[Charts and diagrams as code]

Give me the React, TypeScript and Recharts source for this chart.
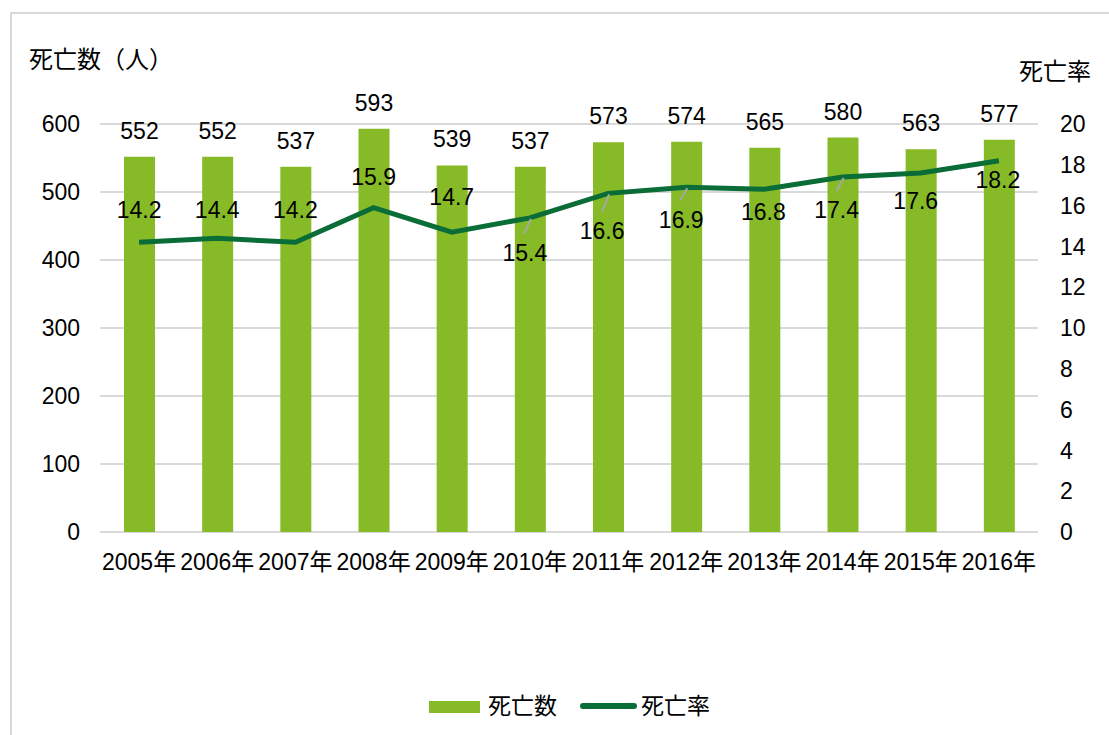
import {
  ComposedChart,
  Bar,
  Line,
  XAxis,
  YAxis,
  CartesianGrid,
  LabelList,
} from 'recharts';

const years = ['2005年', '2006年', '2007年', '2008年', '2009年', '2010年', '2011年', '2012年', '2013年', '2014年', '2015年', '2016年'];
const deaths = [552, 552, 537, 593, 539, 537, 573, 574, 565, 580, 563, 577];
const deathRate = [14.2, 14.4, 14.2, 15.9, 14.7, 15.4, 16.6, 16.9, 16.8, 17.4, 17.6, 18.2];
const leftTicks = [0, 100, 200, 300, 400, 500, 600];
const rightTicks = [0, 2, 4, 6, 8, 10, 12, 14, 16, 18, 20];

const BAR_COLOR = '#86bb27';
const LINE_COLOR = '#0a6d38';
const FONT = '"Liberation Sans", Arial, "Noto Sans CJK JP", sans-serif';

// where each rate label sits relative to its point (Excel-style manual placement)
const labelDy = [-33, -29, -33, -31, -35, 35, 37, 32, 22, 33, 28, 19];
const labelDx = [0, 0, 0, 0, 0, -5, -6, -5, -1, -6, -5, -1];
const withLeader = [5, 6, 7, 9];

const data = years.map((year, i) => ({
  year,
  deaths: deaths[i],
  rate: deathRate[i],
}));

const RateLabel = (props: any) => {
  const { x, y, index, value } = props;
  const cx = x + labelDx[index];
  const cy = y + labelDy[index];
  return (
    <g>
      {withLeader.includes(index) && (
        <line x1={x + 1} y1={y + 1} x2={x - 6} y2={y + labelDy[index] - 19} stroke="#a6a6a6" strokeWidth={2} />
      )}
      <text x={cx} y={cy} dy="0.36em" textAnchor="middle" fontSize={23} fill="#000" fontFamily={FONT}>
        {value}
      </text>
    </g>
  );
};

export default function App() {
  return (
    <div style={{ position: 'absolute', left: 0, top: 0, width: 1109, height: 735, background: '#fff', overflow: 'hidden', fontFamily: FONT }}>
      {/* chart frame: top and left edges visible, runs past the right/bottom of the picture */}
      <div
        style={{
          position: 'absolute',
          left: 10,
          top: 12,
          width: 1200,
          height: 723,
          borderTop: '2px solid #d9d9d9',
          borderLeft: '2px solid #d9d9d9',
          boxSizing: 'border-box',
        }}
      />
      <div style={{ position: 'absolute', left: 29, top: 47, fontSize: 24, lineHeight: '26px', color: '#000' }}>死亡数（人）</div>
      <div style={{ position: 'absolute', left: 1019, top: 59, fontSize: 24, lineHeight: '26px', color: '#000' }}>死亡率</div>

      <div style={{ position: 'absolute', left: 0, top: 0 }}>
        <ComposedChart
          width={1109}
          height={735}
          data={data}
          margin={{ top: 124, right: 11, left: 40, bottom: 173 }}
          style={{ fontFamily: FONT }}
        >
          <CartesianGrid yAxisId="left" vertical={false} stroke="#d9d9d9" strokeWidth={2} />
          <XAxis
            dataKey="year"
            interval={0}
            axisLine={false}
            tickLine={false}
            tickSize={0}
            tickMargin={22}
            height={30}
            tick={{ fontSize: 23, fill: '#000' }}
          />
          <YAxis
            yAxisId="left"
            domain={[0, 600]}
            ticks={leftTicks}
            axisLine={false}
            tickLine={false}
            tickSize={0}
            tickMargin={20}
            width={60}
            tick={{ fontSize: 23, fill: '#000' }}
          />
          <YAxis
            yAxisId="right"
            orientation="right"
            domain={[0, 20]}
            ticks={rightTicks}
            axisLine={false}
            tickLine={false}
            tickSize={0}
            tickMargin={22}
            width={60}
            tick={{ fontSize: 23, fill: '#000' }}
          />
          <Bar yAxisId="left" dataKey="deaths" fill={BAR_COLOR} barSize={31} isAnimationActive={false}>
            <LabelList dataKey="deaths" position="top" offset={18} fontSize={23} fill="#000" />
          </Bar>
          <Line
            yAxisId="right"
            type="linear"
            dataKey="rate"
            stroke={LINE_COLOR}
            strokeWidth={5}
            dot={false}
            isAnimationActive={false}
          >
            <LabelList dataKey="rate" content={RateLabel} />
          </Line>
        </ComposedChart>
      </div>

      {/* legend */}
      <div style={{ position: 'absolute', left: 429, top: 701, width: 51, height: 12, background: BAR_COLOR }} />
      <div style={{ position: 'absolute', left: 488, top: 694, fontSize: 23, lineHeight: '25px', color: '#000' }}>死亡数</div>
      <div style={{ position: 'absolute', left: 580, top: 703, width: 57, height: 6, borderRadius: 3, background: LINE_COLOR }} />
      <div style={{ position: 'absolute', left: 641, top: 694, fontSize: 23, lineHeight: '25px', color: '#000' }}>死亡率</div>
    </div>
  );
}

---

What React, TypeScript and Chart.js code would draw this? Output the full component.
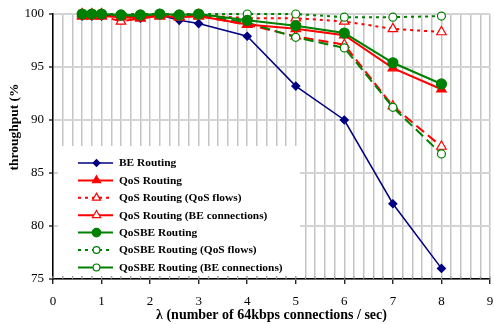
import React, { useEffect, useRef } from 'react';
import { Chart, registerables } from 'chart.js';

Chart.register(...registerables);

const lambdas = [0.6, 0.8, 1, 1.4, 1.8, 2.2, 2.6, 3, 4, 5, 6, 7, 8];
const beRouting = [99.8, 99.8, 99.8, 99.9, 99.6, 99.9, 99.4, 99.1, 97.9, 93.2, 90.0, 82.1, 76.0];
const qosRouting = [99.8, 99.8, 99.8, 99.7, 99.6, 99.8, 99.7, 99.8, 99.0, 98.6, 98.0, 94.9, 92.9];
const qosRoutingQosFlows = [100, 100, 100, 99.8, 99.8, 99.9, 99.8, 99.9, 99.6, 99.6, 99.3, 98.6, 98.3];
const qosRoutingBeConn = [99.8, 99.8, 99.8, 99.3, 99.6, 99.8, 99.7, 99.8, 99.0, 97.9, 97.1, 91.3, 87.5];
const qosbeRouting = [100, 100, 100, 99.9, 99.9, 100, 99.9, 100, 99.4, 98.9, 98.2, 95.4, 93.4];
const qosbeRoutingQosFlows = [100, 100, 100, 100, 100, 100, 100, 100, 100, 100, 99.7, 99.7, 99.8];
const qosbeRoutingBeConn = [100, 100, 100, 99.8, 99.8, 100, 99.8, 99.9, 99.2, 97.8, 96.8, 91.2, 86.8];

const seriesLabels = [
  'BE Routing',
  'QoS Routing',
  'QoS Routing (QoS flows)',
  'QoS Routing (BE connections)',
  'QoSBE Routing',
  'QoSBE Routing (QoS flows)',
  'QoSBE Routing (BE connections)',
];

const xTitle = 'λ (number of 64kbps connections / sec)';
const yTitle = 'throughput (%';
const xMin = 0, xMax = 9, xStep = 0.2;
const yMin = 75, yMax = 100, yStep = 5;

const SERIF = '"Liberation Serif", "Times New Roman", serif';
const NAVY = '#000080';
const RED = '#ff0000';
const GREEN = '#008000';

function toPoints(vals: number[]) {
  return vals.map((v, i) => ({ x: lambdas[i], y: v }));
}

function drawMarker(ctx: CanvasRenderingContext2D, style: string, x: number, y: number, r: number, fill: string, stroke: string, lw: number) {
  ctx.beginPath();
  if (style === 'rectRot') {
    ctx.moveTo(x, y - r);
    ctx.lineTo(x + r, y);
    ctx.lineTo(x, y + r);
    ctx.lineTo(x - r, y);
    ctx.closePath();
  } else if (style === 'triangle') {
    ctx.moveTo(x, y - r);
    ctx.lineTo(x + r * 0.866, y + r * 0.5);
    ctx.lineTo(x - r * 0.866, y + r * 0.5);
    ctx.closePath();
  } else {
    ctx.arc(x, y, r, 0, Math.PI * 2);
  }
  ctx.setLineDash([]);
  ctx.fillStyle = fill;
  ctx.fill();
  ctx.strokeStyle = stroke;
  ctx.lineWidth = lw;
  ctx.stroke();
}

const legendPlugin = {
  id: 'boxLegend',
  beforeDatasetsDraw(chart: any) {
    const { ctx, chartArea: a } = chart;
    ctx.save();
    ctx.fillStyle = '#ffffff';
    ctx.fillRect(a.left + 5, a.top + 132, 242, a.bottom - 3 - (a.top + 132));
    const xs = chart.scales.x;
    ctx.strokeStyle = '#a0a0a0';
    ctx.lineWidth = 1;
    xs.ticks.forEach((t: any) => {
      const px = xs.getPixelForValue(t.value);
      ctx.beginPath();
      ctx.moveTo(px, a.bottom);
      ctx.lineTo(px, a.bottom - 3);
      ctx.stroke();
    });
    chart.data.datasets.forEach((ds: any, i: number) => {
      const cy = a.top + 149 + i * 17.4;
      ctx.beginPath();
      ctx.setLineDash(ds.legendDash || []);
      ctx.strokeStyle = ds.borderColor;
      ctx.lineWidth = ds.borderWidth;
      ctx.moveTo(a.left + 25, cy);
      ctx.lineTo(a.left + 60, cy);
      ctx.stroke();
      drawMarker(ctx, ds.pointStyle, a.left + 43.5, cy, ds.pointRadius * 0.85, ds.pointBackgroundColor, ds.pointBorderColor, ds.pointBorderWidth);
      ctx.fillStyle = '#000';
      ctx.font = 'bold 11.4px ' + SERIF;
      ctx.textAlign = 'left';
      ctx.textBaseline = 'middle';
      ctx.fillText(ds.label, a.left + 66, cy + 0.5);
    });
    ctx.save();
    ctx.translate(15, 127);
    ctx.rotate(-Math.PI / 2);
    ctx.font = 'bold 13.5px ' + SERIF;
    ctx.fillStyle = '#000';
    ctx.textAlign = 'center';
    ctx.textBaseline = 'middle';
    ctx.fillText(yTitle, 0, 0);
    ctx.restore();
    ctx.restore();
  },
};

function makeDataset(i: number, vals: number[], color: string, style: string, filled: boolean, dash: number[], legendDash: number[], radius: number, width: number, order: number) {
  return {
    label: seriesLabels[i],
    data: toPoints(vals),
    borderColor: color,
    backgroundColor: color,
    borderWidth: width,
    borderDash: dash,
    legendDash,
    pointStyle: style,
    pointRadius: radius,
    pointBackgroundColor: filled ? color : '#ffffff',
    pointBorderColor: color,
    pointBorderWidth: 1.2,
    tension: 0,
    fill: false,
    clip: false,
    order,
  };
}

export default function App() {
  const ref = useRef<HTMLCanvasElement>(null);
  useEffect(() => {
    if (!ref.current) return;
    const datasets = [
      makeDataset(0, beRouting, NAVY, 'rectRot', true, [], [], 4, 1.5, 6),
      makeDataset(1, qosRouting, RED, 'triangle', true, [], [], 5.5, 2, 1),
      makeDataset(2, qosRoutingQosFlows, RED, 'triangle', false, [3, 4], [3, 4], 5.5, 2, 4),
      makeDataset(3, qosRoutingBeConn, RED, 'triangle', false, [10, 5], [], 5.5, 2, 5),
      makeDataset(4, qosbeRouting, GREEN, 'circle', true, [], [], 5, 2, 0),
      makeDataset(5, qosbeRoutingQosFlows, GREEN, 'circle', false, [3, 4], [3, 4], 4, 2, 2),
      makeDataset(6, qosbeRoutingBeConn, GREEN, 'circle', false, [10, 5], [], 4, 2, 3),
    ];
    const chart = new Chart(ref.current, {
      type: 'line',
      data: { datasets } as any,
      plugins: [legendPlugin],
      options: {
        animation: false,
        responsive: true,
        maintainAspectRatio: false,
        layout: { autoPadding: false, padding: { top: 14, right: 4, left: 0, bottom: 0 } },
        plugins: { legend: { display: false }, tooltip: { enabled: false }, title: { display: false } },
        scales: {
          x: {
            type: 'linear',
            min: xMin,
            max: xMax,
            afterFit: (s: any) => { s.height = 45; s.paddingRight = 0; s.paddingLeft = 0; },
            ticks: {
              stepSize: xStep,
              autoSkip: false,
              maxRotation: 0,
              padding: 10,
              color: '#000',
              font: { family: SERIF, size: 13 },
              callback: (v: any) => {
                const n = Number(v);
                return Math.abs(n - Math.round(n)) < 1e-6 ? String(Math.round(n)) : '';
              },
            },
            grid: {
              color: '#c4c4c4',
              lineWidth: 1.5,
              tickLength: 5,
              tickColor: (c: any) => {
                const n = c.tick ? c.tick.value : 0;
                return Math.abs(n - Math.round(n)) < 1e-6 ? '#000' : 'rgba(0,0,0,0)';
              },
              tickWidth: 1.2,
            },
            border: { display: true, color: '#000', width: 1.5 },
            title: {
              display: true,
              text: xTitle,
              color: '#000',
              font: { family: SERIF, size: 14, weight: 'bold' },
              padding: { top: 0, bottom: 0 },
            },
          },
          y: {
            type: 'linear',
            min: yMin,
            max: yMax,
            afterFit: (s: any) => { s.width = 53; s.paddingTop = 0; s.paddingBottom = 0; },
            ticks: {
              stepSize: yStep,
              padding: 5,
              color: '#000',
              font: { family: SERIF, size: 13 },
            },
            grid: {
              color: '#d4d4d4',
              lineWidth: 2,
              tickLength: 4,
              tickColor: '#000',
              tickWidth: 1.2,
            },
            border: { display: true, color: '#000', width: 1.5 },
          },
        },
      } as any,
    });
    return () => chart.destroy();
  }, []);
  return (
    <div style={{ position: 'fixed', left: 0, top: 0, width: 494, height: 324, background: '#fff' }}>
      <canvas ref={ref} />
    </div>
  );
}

* **STATED PROBLEM**
Look above for the line with "What React, TypeScript"; quote it and every line after it, stopping after the line with "Chart.register(...registerables);", exactly, with nothing added and without pictures.

* **FULL ANSWER**
What React, TypeScript and Chart.js code would draw this? Output the full component.
import React, { useEffect, useRef } from 'react';
import { Chart, registerables } from 'chart.js';

Chart.register(...registerables);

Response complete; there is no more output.